A defesa de Luciano Augusto Bonilha Leão, o advogado Gilberto Carlos Weber, afirmou que neste momento é aguardada a decisão do recurso para que se tenha conhecimento de como será julgado o processo.

“No nosso entendimento se trata de homicídio culposo [quando não se tem a intenção de matar]. Então, o julgamento deve ser efetivado por um juiz regular, mantendo a decisão do Tribunal de Justiça do Rio Grande do Sul”, explica.

Os advogados dos demais réus foram procurados, mas não foram encontrados ou não responderam aos pedidos.

Indenizações

Além da decisão final da Justiça, boa parte das famílias ainda aguardam outra definição: a do pagamento das indenizações. O advogado Ricardo Jobim, que representa 206 famílias de vítimas em ações cíveis, explica que os processos se encontram paralisados, à espera de uma perícia contábil para avaliar a extensão patrimonial da família de Elissandro Spohr, à qual às contas da Kiss estavam ligadas.

“Eles [família Spohr] tinham muitas empresas de contabilidade misturadas”, explica Jobim. A perícia técnica não tem data para ser concluída.

Somente após a definição do valor total do patrimônio da família será possível encaminhar os pedidos de indenizações.

O advogado toma como base a negociação realizada no caso do acidente com o avião da TAM, em 2007. “Perder familiar não tem precificação, mas também não pode ser algo [valor] ofensivo à família.
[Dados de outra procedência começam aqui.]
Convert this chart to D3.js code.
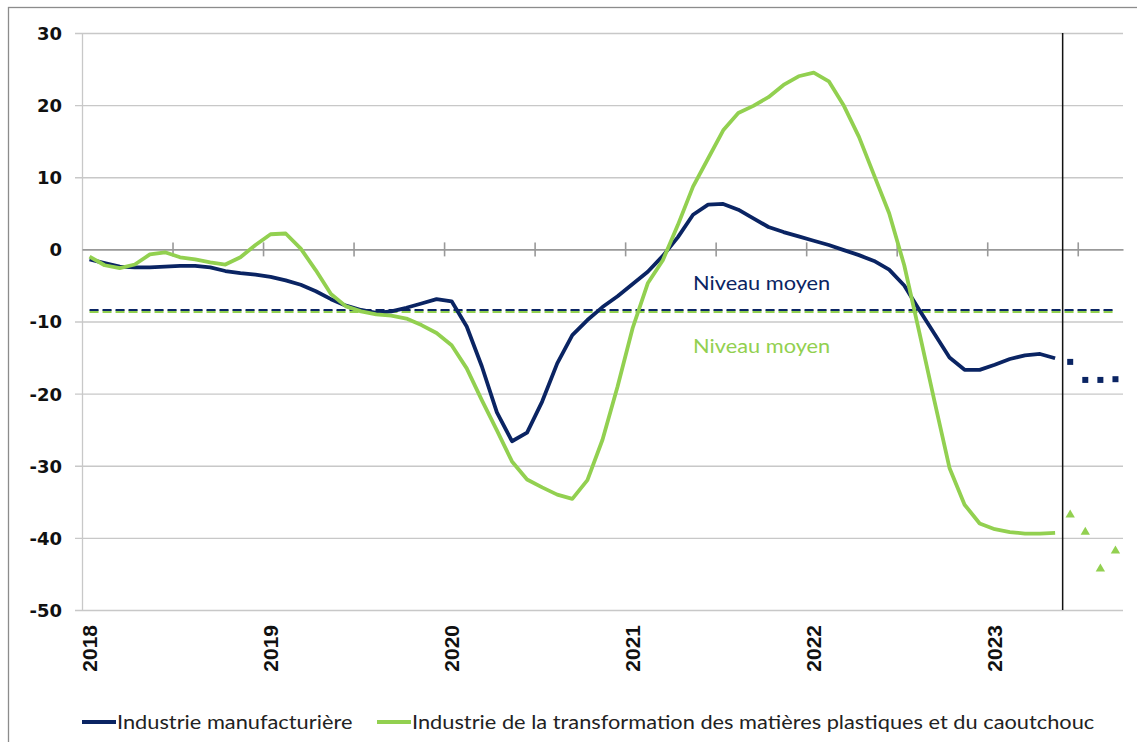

Eles não fazem por causa do dinheiro, fazem para não deixar sem resposta. O dinheiro não vai fazer os familiares voltarem”, diz.

Os valores que serão pedidos como indenização ainda não estão definidos, mas devem girar em torno de R$ 300 mil, de acordo com o que foi pago no caso da TAM.
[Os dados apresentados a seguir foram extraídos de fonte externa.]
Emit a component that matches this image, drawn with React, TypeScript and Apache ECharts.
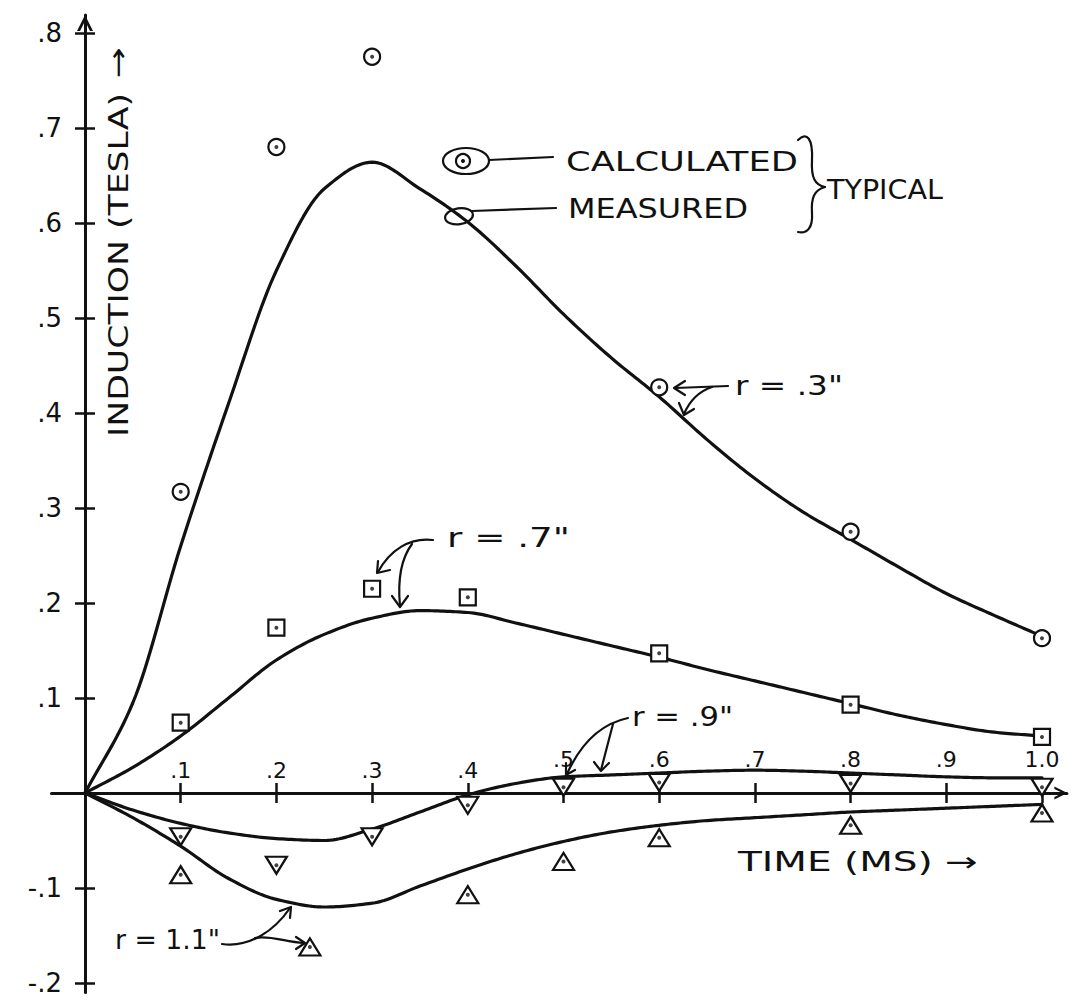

Além do grupo de proprietários da Kiss, constam como réus nesses processos os governos do estado e municipal, pelos problemas de fiscalização e liberação do espaço, e o Grupo K1, a que pertence a empresa fabricante das espumas usadas para isolamento acústico.

“Um dos fatores que causou a tragédia é que a venda do produto não vinha com alerta de não ser adequado ao isolamento acústico e não explicava que liberava o gás tóxico”, explica.

Denúncia contra pais de vítimas rejeitada

Em julho do ano passado, a denúncia contra dois pais de vítimas da boate Kiss foi rejeitada pelo juiz Leandro Augusto Sassi, da 4ª Vara Criminal de Santa Maria. Eram alvo o presidente da AVTSM, Sergio da Silva, e o vice-presidente da entidade, Flávio José da Silva. Outros dois pais de vítimas também foram processados, e inocentados.

Flávio e Sergio foram denunciados por calúnia pelo promotor Ricardo Lozza. Na representação, Lozza afirma ter se sentido ofendido por cartazes que foram colados nas ruas de Santa Maria com sua foto, o apontando como um dos culpados da tragédia. Os cartazes foram recolhidos.

Após decisão favorável ao promotor, um recurso da defesa de Sergio foi apresentado junto ao Supremo Tribunal Federal (STF), e negado pelo ministro Luiz Fux. O processo, então, voltou para Santa Maria, e foi rejeitado pelo juiz.

Além de Sergio e Flávio, outros dois pais de vítimas também foram processados: Paulo Carvalho, por dois promotores, e Irá Mourão Beuren, por um promotor aposentado e um advogado. Ambos foram inocentados.

Memorial

Uma das expectativas na cidade é em relação à construção de um memorial, no local onde funcionava o prédio da boate. O terreno já foi desapropriado pela prefeitura, mas o prédio só será demolido depois do julgamento, que ainda não tem data marcada. O projeto do memorial foi escolhido em um concurso nacional de arquitetura.

O concurso foi financiado em uma campanha coletiva pela internet.

“Nós aprovamos o projeto na prefeitura no final do ano passado. Essa etapa já foi concluída. E agora a gente precisa ir atrás do recurso para a execução do projeto”, afirma a vice-diretora do Instituto de Arquitetos do Brasil em Santa Maria, Anneliese de Almeida.

Comissão Interamericana dos Direitos Humanos

Em 2017, o caso foi encaminhado à Comissão Interamericana dos Direitos Humanos (CIDH), da Organização dos Estados Americanos (OEA), por meio de petição que denunciava a violação do direito das famílias à Justiça.

Segundo a advogada Tâmara Biolo, responsável pela petição, não houve nenhuma novidade quanto à denúncia que foi encaminhada.

“Eles receberam a petição em 2017 quando enviamos, mas ainda não abriram o procedimento”, explica a advogada.